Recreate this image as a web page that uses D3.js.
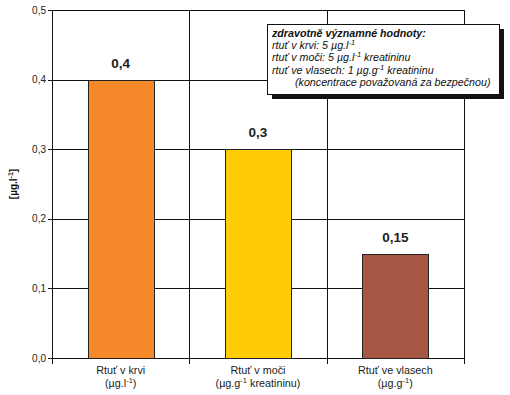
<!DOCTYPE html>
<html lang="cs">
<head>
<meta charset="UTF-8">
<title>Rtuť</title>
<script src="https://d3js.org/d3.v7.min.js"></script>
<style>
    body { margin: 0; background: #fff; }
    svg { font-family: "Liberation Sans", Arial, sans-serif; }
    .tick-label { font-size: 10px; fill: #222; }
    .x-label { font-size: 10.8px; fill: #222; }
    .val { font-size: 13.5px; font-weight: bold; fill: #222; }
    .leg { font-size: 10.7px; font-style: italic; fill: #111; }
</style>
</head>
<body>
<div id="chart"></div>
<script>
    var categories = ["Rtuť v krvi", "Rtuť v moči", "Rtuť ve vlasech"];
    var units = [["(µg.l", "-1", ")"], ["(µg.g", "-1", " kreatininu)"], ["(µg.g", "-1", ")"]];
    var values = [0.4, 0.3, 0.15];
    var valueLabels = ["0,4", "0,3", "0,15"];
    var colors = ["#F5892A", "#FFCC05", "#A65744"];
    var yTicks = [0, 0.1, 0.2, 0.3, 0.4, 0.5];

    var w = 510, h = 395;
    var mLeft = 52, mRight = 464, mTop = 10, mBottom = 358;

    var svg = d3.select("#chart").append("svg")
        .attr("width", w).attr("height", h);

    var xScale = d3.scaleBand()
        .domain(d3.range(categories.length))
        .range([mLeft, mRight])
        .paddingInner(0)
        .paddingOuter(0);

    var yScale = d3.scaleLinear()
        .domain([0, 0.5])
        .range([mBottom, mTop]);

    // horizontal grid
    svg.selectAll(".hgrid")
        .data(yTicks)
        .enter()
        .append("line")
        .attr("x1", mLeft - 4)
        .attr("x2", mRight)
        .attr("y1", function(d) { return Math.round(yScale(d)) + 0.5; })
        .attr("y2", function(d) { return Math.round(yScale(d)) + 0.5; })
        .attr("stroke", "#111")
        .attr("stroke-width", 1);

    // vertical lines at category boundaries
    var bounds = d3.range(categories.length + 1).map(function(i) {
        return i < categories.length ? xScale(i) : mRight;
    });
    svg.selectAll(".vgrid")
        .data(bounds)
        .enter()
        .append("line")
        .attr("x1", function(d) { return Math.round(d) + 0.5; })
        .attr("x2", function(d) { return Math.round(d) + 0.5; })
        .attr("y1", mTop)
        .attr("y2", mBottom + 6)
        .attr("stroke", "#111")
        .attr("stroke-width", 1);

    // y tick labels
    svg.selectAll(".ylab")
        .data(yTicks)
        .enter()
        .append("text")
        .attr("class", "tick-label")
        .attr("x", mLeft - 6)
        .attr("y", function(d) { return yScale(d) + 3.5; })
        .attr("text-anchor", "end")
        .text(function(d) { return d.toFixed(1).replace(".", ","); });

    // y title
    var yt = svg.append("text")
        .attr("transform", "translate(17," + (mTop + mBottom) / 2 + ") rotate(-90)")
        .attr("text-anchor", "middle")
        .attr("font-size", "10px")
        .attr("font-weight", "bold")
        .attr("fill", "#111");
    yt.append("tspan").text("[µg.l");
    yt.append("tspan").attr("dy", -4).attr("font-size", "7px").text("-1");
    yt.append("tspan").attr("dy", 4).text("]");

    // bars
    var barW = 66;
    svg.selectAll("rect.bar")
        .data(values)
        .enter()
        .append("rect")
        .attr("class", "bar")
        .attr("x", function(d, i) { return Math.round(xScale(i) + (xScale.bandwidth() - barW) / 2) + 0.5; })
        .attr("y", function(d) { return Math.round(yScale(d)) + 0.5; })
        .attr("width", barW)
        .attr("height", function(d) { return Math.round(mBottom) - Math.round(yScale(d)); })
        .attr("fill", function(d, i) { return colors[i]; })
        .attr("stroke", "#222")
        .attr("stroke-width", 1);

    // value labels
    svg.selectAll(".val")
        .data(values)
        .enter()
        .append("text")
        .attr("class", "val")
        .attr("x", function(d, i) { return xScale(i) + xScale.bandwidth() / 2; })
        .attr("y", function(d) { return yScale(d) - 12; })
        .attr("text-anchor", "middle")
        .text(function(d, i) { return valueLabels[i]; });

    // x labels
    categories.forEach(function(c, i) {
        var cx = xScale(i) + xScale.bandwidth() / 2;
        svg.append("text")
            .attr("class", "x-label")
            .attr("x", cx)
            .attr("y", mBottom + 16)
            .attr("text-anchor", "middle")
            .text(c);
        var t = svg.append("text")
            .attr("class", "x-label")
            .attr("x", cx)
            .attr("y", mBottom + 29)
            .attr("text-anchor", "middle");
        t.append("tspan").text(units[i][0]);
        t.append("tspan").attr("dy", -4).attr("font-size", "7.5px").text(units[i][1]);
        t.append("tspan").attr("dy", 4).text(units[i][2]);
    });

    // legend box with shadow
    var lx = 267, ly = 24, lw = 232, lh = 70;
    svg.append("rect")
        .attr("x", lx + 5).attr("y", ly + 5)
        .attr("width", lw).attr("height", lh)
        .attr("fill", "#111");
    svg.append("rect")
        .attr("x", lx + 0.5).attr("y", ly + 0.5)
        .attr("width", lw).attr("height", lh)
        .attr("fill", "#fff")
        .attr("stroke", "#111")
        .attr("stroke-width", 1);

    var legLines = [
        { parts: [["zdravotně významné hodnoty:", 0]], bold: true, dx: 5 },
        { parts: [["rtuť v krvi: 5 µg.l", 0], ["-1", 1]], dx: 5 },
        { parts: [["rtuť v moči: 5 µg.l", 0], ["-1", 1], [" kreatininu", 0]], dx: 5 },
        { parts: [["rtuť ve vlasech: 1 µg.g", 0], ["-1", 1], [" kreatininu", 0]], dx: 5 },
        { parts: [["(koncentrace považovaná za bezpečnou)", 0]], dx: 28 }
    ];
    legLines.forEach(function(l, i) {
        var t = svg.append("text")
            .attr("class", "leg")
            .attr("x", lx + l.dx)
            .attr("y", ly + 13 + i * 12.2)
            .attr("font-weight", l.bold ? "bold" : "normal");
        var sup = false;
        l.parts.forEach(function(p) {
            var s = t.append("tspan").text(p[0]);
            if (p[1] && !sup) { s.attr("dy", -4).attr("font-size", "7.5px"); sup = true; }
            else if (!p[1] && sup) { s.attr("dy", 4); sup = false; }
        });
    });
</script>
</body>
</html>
------------------------------------
▶ **STATED TASK**
Transcribe the preceding listing in its entirety and with exact wording, leaving out pictures.

▶ **RESULT OF THE TASK**
Recreate this image as a web page that uses D3.js.
<!DOCTYPE html>
<html lang="cs">
<head>
<meta charset="UTF-8">
<title>Rtuť</title>
<script src="https://d3js.org/d3.v7.min.js"></script>
<style>
    body { margin: 0; background: #fff; }
    svg { font-family: "Liberation Sans", Arial, sans-serif; }
    .tick-label { font-size: 10px; fill: #222; }
    .x-label { font-size: 10.8px; fill: #222; }
    .val { font-size: 13.5px; font-weight: bold; fill: #222; }
    .leg { font-size: 10.7px; font-style: italic; fill: #111; }
</style>
</head>
<body>
<div id="chart"></div>
<script>
    var categories = ["Rtuť v krvi", "Rtuť v moči", "Rtuť ve vlasech"];
    var units = [["(µg.l", "-1", ")"], ["(µg.g", "-1", " kreatininu)"], ["(µg.g", "-1", ")"]];
    var values = [0.4, 0.3, 0.15];
    var valueLabels = ["0,4", "0,3", "0,15"];
    var colors = ["#F5892A", "#FFCC05", "#A65744"];
    var yTicks = [0, 0.1, 0.2, 0.3, 0.4, 0.5];

    var w = 510, h = 395;
    var mLeft = 52, mRight = 464, mTop = 10, mBottom = 358;

    var svg = d3.select("#chart").append("svg")
        .attr("width", w).attr("height", h);

    var xScale = d3.scaleBand()
        .domain(d3.range(categories.length))
        .range([mLeft, mRight])
        .paddingInner(0)
        .paddingOuter(0);

    var yScale = d3.scaleLinear()
        .domain([0, 0.5])
        .range([mBottom, mTop]);

    // horizontal grid
    svg.selectAll(".hgrid")
        .data(yTicks)
        .enter()
        .append("line")
        .attr("x1", mLeft - 4)
        .attr("x2", mRight)
        .attr("y1", function(d) { return Math.round(yScale(d)) + 0.5; })
        .attr("y2", function(d) { return Math.round(yScale(d)) + 0.5; })
        .attr("stroke", "#111")
        .attr("stroke-width", 1);

    // vertical lines at category boundaries
    var bounds = d3.range(categories.length + 1).map(function(i) {
        return i < categories.length ? xScale(i) : mRight;
    });
    svg.selectAll(".vgrid")
        .data(bounds)
        .enter()
        .append("line")
        .attr("x1", function(d) { return Math.round(d) + 0.5; })
        .attr("x2", function(d) { return Math.round(d) + 0.5; })
        .attr("y1", mTop)
        .attr("y2", mBottom + 6)
        .attr("stroke", "#111")
        .attr("stroke-width", 1);

    // y tick labels
    svg.selectAll(".ylab")
        .data(yTicks)
        .enter()
        .append("text")
        .attr("class", "tick-label")
        .attr("x", mLeft - 6)
        .attr("y", function(d) { return yScale(d) + 3.5; })
        .attr("text-anchor", "end")
        .text(function(d) { return d.toFixed(1).replace(".", ","); });

    // y title
    var yt = svg.append("text")
        .attr("transform", "translate(17," + (mTop + mBottom) / 2 + ") rotate(-90)")
        .attr("text-anchor", "middle")
        .attr("font-size", "10px")
        .attr("font-weight", "bold")
        .attr("fill", "#111");
    yt.append("tspan").text("[µg.l");
    yt.append("tspan").attr("dy", -4).attr("font-size", "7px").text("-1");
    yt.append("tspan").attr("dy", 4).text("]");

    // bars
    var barW = 66;
    svg.selectAll("rect.bar")
        .data(values)
        .enter()
        .append("rect")
        .attr("class", "bar")
        .attr("x", function(d, i) { return Math.round(xScale(i) + (xScale.bandwidth() - barW) / 2) + 0.5; })
        .attr("y", function(d) { return Math.round(yScale(d)) + 0.5; })
        .attr("width", barW)
        .attr("height", function(d) { return Math.round(mBottom) - Math.round(yScale(d)); })
        .attr("fill", function(d, i) { return colors[i]; })
        .attr("stroke", "#222")
        .attr("stroke-width", 1);

    // value labels
    svg.selectAll(".val")
        .data(values)
        .enter()
        .append("text")
        .attr("class", "val")
        .attr("x", function(d, i) { return xScale(i) + xScale.bandwidth() / 2; })
        .attr("y", function(d) { return yScale(d) - 12; })
        .attr("text-anchor", "middle")
        .text(function(d, i) { return valueLabels[i]; });

    // x labels
    categories.forEach(function(c, i) {
        var cx = xScale(i) + xScale.bandwidth() / 2;
        svg.append("text")
            .attr("class", "x-label")
            .attr("x", cx)
            .attr("y", mBottom + 16)
            .attr("text-anchor", "middle")
            .text(c);
        var t = svg.append("text")
            .attr("class", "x-label")
            .attr("x", cx)
            .attr("y", mBottom + 29)
            .attr("text-anchor", "middle");
        t.append("tspan").text(units[i][0]);
        t.append("tspan").attr("dy", -4).attr("font-size", "7.5px").text(units[i][1]);
        t.append("tspan").attr("dy", 4).text(units[i][2]);
    });

    // legend box with shadow
    var lx = 267, ly = 24, lw = 232, lh = 70;
    svg.append("rect")
        .attr("x", lx + 5).attr("y", ly + 5)
        .attr("width", lw).attr("height", lh)
        .attr("fill", "#111");
    svg.append("rect")
        .attr("x", lx + 0.5).attr("y", ly + 0.5)
        .attr("width", lw).attr("height", lh)
        .attr("fill", "#fff")
        .attr("stroke", "#111")
        .attr("stroke-width", 1);

    var legLines = [
        { parts: [["zdravotně významné hodnoty:", 0]], bold: true, dx: 5 },
        { parts: [["rtuť v krvi: 5 µg.l", 0], ["-1", 1]], dx: 5 },
        { parts: [["rtuť v moči: 5 µg.l", 0], ["-1", 1], [" kreatininu", 0]], dx: 5 },
        { parts: [["rtuť ve vlasech: 1 µg.g", 0], ["-1", 1], [" kreatininu", 0]], dx: 5 },
        { parts: [["(koncentrace považovaná za bezpečnou)", 0]], dx: 28 }
    ];
    legLines.forEach(function(l, i) {
        var t = svg.append("text")
            .attr("class", "leg")
            .attr("x", lx + l.dx)
            .attr("y", ly + 13 + i * 12.2)
            .attr("font-weight", l.bold ? "bold" : "normal");
        var sup = false;
        l.parts.forEach(function(p) {
            var s = t.append("tspan").text(p[0]);
            if (p[1] && !sup) { s.attr("dy", -4).attr("font-size", "7.5px"); sup = true; }
            else if (!p[1] && sup) { s.attr("dy", 4); sup = false; }
        });
    });
</script>
</body>
</html>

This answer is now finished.